- IATA: none; ICAO: KTZV; FAA LID: TZV;

Summary
- Airport type: Public
- Owner: Tompkinsville-Monroe County Airport
- Serves: Tompkinsville, Kentucky
- Elevation AMSL: 1,036 ft / 316 m
- Coordinates: 36°43′44″N 085°39′09″W﻿ / ﻿36.72889°N 85.65250°W

Map
- TZV Location of airport in Kentucky

Runways
| Direction | Length |  | Surface |
| ft | m |
| 4/22 | 4,000 | 1,219 | Asphalt |

Statistics (2018)
- Aircraft operations (year ending 4/4/2018): 11,460
- Based aircraft: 45
- Source: Federal Aviation Administration

= Tompkinsville-Monroe County Airport =

Tompkinsville-Monroe County Airport is a public use airport located two nautical miles (4 km) northeast of the central business district of Tompkinsville, a city in Monroe County, Kentucky, United States. It is included in the National Plan of Integrated Airport Systems for 2011–2015, which categorized it as a general aviation facility.

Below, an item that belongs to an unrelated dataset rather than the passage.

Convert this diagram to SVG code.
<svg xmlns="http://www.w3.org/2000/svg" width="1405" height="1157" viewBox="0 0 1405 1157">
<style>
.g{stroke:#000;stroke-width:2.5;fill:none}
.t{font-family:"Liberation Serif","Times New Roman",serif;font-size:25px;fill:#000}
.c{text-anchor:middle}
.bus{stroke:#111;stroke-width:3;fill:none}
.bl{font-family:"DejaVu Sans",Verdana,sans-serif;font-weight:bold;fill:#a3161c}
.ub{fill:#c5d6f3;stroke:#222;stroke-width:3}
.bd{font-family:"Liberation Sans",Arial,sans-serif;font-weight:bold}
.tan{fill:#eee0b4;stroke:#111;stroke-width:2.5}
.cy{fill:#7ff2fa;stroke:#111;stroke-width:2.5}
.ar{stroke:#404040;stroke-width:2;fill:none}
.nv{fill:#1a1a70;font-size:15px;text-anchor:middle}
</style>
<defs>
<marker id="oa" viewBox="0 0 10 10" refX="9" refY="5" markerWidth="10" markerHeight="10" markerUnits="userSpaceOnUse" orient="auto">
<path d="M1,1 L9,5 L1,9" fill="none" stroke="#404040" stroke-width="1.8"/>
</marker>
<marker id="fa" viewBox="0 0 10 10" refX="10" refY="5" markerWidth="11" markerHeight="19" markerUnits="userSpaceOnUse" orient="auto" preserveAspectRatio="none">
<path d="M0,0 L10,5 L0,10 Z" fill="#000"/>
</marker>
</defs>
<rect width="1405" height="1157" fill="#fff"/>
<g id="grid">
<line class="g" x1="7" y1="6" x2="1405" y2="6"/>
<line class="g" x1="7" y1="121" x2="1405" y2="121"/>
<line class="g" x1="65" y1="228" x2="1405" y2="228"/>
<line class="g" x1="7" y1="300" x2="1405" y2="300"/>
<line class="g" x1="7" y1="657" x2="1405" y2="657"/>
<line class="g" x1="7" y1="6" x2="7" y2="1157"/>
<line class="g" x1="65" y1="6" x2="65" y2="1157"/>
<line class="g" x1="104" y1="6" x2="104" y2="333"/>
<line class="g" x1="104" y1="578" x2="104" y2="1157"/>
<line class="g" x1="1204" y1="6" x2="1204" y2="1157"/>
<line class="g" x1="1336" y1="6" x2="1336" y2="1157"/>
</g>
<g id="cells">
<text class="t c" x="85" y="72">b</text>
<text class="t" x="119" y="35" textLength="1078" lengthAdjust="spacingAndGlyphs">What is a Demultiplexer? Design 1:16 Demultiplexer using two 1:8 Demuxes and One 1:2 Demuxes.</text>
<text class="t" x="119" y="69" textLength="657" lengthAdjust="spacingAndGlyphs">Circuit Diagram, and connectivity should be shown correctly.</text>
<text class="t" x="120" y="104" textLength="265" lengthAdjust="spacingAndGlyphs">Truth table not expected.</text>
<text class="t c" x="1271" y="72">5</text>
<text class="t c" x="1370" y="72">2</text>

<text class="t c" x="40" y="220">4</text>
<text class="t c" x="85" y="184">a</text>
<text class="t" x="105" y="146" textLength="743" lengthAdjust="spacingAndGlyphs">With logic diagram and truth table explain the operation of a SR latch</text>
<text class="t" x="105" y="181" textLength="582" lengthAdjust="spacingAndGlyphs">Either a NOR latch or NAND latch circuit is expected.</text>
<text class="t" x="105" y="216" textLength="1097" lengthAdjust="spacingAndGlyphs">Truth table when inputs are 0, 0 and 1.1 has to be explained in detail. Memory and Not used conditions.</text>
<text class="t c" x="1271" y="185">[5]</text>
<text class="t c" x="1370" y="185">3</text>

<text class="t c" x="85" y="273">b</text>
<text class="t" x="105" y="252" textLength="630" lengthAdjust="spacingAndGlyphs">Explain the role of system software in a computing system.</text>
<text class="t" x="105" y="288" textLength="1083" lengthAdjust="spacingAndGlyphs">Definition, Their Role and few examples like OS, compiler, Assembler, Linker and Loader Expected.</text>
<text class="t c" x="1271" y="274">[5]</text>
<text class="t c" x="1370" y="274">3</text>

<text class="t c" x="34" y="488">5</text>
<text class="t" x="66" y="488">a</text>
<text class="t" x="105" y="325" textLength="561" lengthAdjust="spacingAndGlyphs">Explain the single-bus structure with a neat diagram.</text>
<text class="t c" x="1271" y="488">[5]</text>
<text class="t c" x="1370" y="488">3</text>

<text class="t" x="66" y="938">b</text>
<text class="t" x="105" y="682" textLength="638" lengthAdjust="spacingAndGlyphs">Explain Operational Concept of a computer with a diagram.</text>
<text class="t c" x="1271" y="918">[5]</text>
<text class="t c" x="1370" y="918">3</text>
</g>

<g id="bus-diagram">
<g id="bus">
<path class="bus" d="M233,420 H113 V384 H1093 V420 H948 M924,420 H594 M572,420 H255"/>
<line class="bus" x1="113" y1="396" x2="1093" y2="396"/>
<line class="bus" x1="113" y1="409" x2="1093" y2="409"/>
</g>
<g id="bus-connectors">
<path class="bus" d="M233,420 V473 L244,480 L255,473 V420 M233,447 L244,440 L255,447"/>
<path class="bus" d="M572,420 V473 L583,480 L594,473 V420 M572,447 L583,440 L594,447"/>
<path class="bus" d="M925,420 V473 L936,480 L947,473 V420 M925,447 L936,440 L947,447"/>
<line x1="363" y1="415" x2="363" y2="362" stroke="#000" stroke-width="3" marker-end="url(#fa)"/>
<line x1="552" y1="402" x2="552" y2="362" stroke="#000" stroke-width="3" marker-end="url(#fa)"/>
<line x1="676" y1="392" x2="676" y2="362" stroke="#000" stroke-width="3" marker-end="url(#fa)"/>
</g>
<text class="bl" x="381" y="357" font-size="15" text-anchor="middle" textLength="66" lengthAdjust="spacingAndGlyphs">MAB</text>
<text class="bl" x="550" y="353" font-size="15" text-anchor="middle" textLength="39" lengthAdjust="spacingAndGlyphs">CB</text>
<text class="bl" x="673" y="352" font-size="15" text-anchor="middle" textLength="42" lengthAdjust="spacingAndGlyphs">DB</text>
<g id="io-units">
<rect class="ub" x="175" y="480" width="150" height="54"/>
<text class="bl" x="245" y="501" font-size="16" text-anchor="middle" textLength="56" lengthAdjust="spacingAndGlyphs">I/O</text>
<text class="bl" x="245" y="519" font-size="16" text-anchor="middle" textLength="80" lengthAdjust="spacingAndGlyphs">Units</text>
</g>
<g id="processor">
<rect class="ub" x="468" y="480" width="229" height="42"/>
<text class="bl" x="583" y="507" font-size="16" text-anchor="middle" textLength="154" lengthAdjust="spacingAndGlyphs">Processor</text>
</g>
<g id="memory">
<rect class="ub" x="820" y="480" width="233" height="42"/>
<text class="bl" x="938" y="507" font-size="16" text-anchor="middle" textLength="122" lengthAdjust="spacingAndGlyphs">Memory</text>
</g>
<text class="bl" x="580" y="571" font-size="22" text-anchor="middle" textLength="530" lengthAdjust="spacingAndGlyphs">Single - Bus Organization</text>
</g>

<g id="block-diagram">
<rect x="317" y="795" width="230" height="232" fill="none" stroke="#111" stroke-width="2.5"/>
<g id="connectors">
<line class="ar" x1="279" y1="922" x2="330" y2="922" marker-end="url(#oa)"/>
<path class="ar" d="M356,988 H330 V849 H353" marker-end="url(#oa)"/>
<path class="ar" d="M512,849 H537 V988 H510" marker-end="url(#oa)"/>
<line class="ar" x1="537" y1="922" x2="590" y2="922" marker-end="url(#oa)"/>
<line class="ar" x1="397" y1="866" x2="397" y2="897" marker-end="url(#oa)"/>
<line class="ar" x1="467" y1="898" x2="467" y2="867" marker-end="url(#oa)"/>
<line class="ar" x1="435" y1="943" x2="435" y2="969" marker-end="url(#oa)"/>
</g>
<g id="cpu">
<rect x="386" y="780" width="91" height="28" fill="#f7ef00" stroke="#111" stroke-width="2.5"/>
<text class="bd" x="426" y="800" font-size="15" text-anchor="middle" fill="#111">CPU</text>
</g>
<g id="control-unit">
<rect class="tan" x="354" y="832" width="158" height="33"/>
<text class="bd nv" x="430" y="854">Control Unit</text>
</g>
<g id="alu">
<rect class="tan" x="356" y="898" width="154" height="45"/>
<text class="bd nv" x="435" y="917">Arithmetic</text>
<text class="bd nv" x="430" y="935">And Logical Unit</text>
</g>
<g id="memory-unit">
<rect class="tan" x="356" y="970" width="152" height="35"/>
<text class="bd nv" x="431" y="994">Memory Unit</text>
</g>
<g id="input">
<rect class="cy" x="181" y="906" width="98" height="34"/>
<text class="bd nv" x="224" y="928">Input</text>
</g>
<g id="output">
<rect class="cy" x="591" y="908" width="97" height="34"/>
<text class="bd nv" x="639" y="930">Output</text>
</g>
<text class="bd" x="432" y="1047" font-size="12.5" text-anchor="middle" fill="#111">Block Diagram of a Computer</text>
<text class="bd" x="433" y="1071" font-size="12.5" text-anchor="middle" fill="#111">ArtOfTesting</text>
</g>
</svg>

Although most U.S. airports use the same three-letter location identifier for the FAA and IATA, this airport is assigned TZV by the FAA but has no designation from the IATA.

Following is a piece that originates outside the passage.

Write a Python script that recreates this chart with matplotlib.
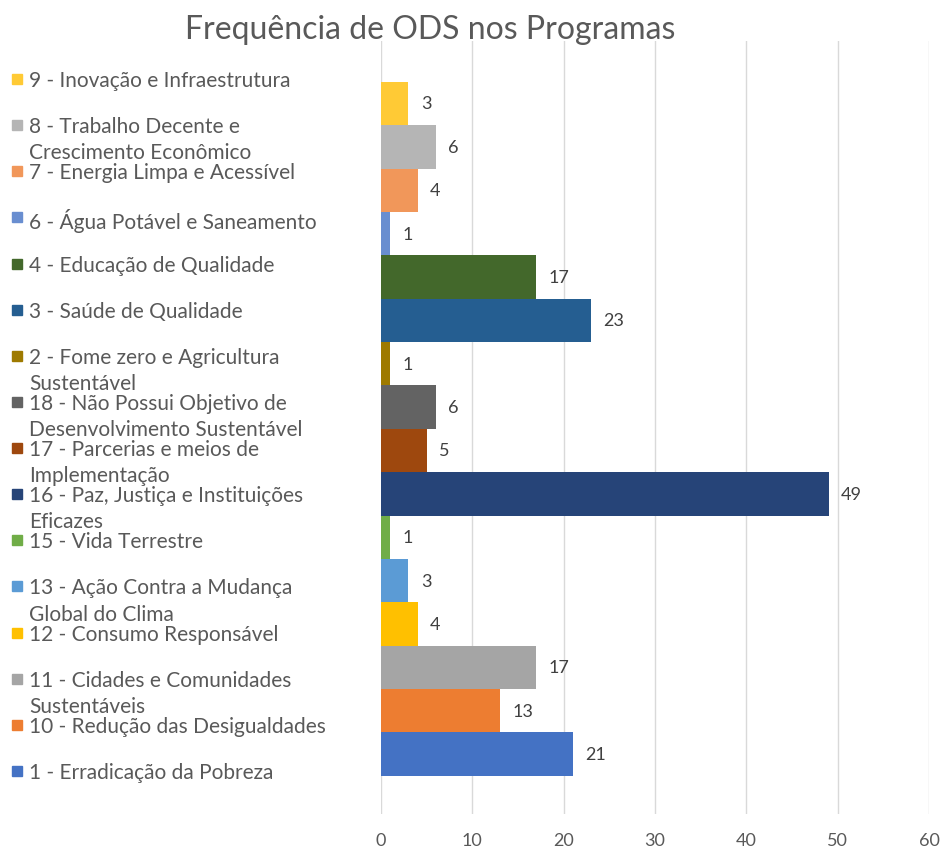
import matplotlib.pyplot as plt
from matplotlib.patches import Rectangle

plt.rcParams['font.family'] = ['Lato', 'DejaVu Sans']

# ordem de cima para baixo, como no gráfico
labels = [
    '9 - Inovação e Infraestrutura',
    '8 - Trabalho Decente e\nCrescimento Econômico',
    '7 - Energia Limpa e Acessível',
    '6 - Água Potável e Saneamento',
    '4 - Educação de Qualidade',
    '3 - Saúde de Qualidade',
    '2 - Fome zero e Agricultura\nSustentável',
    '18 - Não Possui Objetivo de\nDesenvolvimento Sustentável',
    '17 - Parcerias e meios de\nImplementação',
    '16 - Paz, Justiça e Instituições\nEficazes',
    '15 - Vida Terrestre',
    '13 - Ação Contra a Mudança\nGlobal do Clima',
    '12 - Consumo Responsável',
    '11 - Cidades e Comunidades\nSustentáveis',
    '10 - Redução das Desigualdades',
    '1 - Erradicação da Pobreza',
]
values = [3, 6, 4, 1, 17, 23, 1, 6, 5, 49, 1, 3, 4, 17, 13, 21]
colors = ['#FFCA35', '#B5B5B5', '#F1975A', '#698ED0', '#43682B', '#255E91',
          '#9E7A00', '#636363', '#9E480E', '#264478', '#70AD47', '#5B9BD5',
          '#FFC000', '#A5A5A5', '#ED7D31', '#4472C4']

W, H = 951, 853
fig = plt.figure(figsize=(W / 100, H / 100), dpi=100)
ax = fig.add_axes([381 / W, 1 - 815 / H, (929 - 381) / W, (815 - 42) / H])

pos = list(range(len(values)))
ax.barh(pos, values, height=1.0, color=colors)
ax.set_ylim(15.5 + 0.88, -0.5 - 0.94)
ax.set_xlim(0, 60)
ax.set_xticks(range(0, 61, 10))
ax.set_yticks([])
ax.grid(axis='x', color='#D9D9D9', linewidth=1)
ax.set_axisbelow(True)
for s in ax.spines.values():
    s.set_visible(False)
ax.tick_params(axis='x', length=0, labelsize=13, labelcolor='#595959', pad=13)

for p, v in zip(pos, values):
    ax.annotate(str(v), (v, p), xytext=(9, 0), textcoords='offset points',
                ha='left', va='center', fontsize=13, color='#404040')

fig.text(430 / W, 1 - 30 / H, 'Frequência de ODS nos Programas',
         ha='center', va='center', fontsize=23, color='#595959')

# legenda à esquerda
for i, (lab, c) in enumerate(zip(labels, colors)):
    yc = 80 + i * 46.13
    fig.add_artist(Rectangle((12 / W, 1 - (yc + 5) / H), 10 / W, 10 / H,
                             transform=fig.transFigure, color=c))
    fig.text(29 / W, 1 - (yc - 9) / H, lab, ha='left', va='top',
             fontsize=15, color='#595959', linespacing=1.38)

fig.savefig('out.png', dpi=100)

==Facilities and aircraft==
Tompkinsville-Monroe County Airport covers an area of 120 acres (49 ha) at an elevation of 1,036 feet (316 m) above mean sea level. It has one runway designated 4/22 with an asphalt surface measuring 4,000 by 75 feet (1,219 x 23 m).

For the 12-month period ending April 4, 2018, the airport had 11,460 aircraft operations, an average of 31 per day: 90% general aviation, 7% air taxi, and 3% military. At that time there were 35 aircraft based at this airport: 35 single-engine and 10 multi-engine.